Friaries were also claustrally planned, but their cloisters are generally much smaller than those in Cistercian abbeys or Augustinian priories, and are invariably to the north of the churches rather than to the south, which was the normal arrangement. The cloister ambulatories (or alleyways) themselves were sometimes unusual: Instead of timber lean-to roofs they often had stone-vaulted roofs which also supported the first-floor rooms of the claustral buildings. Consequently, while friary cloister courts often seem rather cramped, the dormitories often seem very spacious.

Beyond the Cloisters

Claustrally planned buildings constituted the functional and geographic inner cores of monastic possessions. Those possessions often included extensive lands with out-farms (called granges). The Cistercians were particularly adept at exploiting such lands.

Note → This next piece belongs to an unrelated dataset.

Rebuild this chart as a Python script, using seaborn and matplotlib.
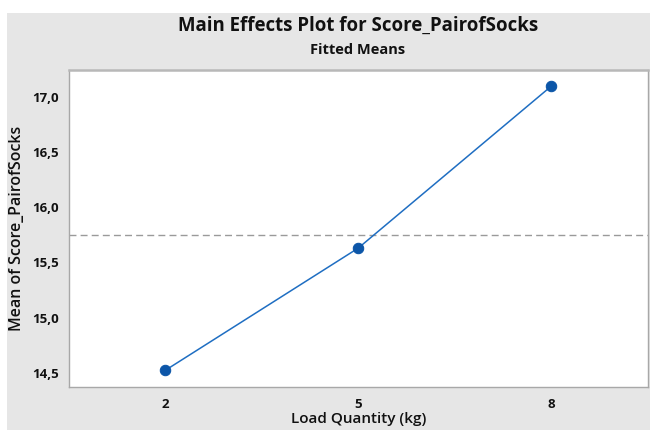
import matplotlib
matplotlib.use("Agg")
import matplotlib.pyplot as plt
import matplotlib.ticker as mticker
from matplotlib.patches import Rectangle
import seaborn as sns
import pandas as pd

load_qty = [2, 5, 8]
fitted_means = [14.52, 15.63, 17.10]
x_ticks = [2, 5, 8]
y_ticks = [14.5, 15.0, 15.5, 16.0, 16.5, 17.0]

sns.set_theme(style="white")
plt.rcParams['font.family'] = ['Open Sans', 'DejaVu Sans']

df = pd.DataFrame({"Load Quantity (kg)": load_qty, "Mean": fitted_means})

fig = plt.figure(figsize=(6.5, 4.3), dpi=100)
fig.patch.set_facecolor("white")
fig.patches.append(Rectangle((7 / 650, 0), 1, 1 - 13 / 430, transform=fig.transFigure,
                             facecolor="#e6e6e6", edgecolor="none", zorder=-10))
ax = fig.add_axes([68.5 / 650, 1 - 387 / 430, (648 - 68.5) / 650, (387 - 69.5) / 430])
ax.set_facecolor("white")

sns.lineplot(data=df, x="Load Quantity (kg)", y="Mean", ax=ax, color="#1f6ec2",
             linewidth=1.1, marker="o", markersize=7.5, markerfacecolor="#0c56a8",
             markeredgecolor="#0c56a8")
ax.axhline(sum(fitted_means) / len(fitted_means), color="#9a9a9a", linestyle=(0, (5, 3)),
           linewidth=1.0, zorder=0)

ax.set_xlim(0.5, 9.5)
ax.set_ylim(14.37, 17.25)
ax.set_xticks(x_ticks)
ax.set_yticks(y_ticks)
ax.yaxis.set_major_formatter(mticker.FuncFormatter(lambda v, p: f"{v:.1f}".replace(".", ",")))
ax.tick_params(axis="both", which="major", length=4, width=0.8, color="#9a9a9a",
               labelsize=9.5, labelcolor="#111111", direction="out", pad=3)
ax.tick_params(axis="x", pad=4)
for lab in ax.get_xticklabels() + ax.get_yticklabels():
    lab.set_fontweight("bold")

for name, sp in ax.spines.items():
    sp.set_color("#a8a8a8")
    sp.set_linewidth(1.0)
ax.spines["top"].set_linewidth(1.8)
ax.spines["top"].set_color("#b8b8b8")

ax.set_xlabel("Load Quantity (kg)", fontsize=11, fontweight="semibold", color="#111111", labelpad=1)
ax.set_ylabel("Mean of Score_PairofSocks", fontsize=11.5, fontweight="semibold", color="#111111", labelpad=5)

fig.text(358 / 650, 1 - 26 / 430, "Main Effects Plot for Score_PairofSocks", ha="center", va="center",
         fontsize=13.4, fontweight="bold", color="#111111")
fig.text(358 / 650, 1 - 50 / 430, "Fitted Means", ha="center", va="center",
         fontsize=10.5, fontweight="bold", color="#111111")

fig.savefig("out.png", dpi=100)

A well-endowed monastery, whatever its affiliation, would normally have an enclosing precinct wall with a gatehouse; within the wall, a separate house for the abbot or prior; an infirmary (or infirmaries, as some houses had separate accommodation for monks, conversi, and the poor); a guest house; and gardens, orchards and dovecotes (columbaria) to provide for the refectory tables. Dovecotes are especially interesting. These small dome-roofed buildings of circular plan were frequently built very close to the churches, as at Ballybeg, Fore, and Kilcooley—Augustinian, Benedictine, and Cistercian foundations, respectively.